Gradient descent is a powerful optimization algorithm used in machine learning to minimize a function, often a cost function, by iteratively adjusting parameters. It works by taking steps in the direction of the negative gradient, which is the direction of steepest decrease of the function. This process continues until the algorithm converges to a minimum point.
1. The Goal: In machine learning, the goal is often to find the best set of parameters (weights and biases) for a model that minimizes the error or cost when predicting outputs from inputs. Gradient descent is a method to achieve this.
2. The Cost Function: A cost function (also called a loss function) quantifies the error of the model’s predictions. The goal of gradient descent is to find the parameters that minimize this cost function.
3. The Gradient: The gradient of a function at a given point represents the direction of the steepest ascent. In other words, it indicates the direction in which the function’s value increases the most.
4. The Iterative Process:
- Initialization: The algorithm starts with an initial guess for the model’s parameters.
- Gradient Calculation: At each iteration, the gradient of the cost function is calculated with respect to the current parameters.
- Parameter Update: The parameters are updated by moving a small step in the opposite direction of the gradient. This is done by subtracting a fraction (determined by the learning rate) of the gradient from the current parameter values.
- Iteration: This process of calculating the gradient and updating the parameters is repeated until the algorithm converges to a minimum or a certain number of iterations is reached.
5. Different Variants:
- Batch Gradient Descent: Uses the entire training dataset to compute the gradient at each iteration. This is computationally expensive for large datasets.
- Stochastic Gradient Descent (SGD): Uses a single training example to compute the gradient at each iteration. This is faster than batch gradient descent but can be noisy.
- Mini-batch Gradient Descent: Uses a small subset of the training data (a mini-batch) to compute the gradient. This offers a good balance between speed and stability.

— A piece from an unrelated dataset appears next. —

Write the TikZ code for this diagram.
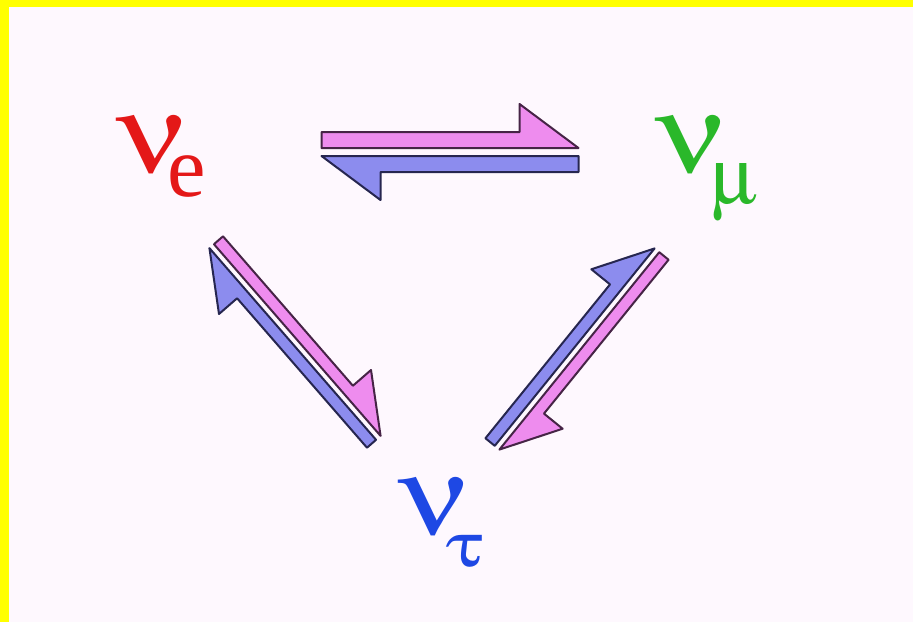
\documentclass[tikz,border=0pt]{standalone}
\usepackage[Symbol]{upgreek}
\usepackage{graphicx}
\usepackage{fontspec}
\setmainfont{Liberation Serif}
\definecolor{frameyellow}{HTML}{FFFF00}
\definecolor{paper}{HTML}{FEF8FE}
\definecolor{pinkfill}{HTML}{EE8CEE}
\definecolor{pinkline}{HTML}{462446}
\definecolor{bluefill}{HTML}{8C8CEE}
\definecolor{blueline}{HTML}{262650}
\definecolor{nured}{HTML}{E41818}
\definecolor{nugreen}{HTML}{2AB82A}
\definecolor{nublue}{HTML}{1E48E4}
\newcommand\bignu{\scalebox{1.15}[0.95]{\fontsize{88}{88}\selectfont$\upnu$}}
\newcommand\nusubE{\fontsize{65}{65}\selectfont}
\newcommand\nusubM{\fontsize{60}{60}\selectfont}
\newcommand\nusubT{\fontsize{55}{55}\selectfont}
\tikzset{
  pinkharp/.style={fill=pinkfill, draw=pinkline, line width=1.5pt, line join=round},
  blueharp/.style={fill=bluefill, draw=blueline, line width=1.5pt, line join=round},
  nulabel/.style={anchor=base west, inner sep=0pt},
}
% #1 options (shift, rotate), #2 length, #3 gap, #4 shaft width, #5 head length, #6 barb
\newcommand\harppair[6]{%
  \begin{scope}[#1]
    \path[pinkharp] (-#2/2,-#3/2) -- (#2/2,-#3/2) -- (#2/2-#5,-#3/2-#4-#6)
      -- (#2/2-#5,-#3/2-#4) -- (-#2/2,-#3/2-#4) -- cycle;
    \path[blueharp] (#2/2,#3/2) -- (-#2/2,#3/2) -- (-#2/2+#5,#3/2+#4+#6)
      -- (-#2/2+#5,#3/2+#4) -- (#2/2,#3/2+#4) -- cycle;
  \end{scope}}
\begin{document}
\begin{tikzpicture}[x=0.75pt,y=-0.75pt]
  \useasboundingbox (0,0) rectangle (913,622);
  \fill[frameyellow] (0,0) rectangle (913,622);
  \fill[paper] (9,7) rectangle (913,622);

  \node[nulabel, text=nured] (nue) at (117,172)
    {\bignu\kern-14.9pt\raisebox{-18pt}{\nusubE e}};
  \node[nulabel, text=nugreen] (numu) at (656,172)
    {\bignu\kern-11.1pt\raisebox{-23.5pt}{\nusubM$\upmu$}};
  \node[nulabel, text=nublue] (nutau) at (399,534)
    {\bignu\kern-18.2pt\raisebox{-24pt}{\scalebox{1.2}[0.85]{\nusubT$\uptau$}}};

  \harppair{shift={(450,152)}}{257}{8}{16}{59}{28}
  \harppair{shift={(295,342)}, rotate=-49}{254}{6}{12}{56}{24}
  \harppair{shift={(577,349)}, rotate=-129}{254}{6}{12}{56}{24}
\end{tikzpicture}
\end{document}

- Other variants: Algorithms like Adam, RMSprop, and Momentum are also used, which incorporate momentum and adaptive learning rates to improve convergence.
6. Importance of Learning Rate: The learning rate (also known as step size) is a crucial hyperparameter. It determines the size of the steps taken during parameter updates. If the learning rate is too large, the algorithm may overshoot the minimum and fail to converge. If it’s too small, convergence may be slow.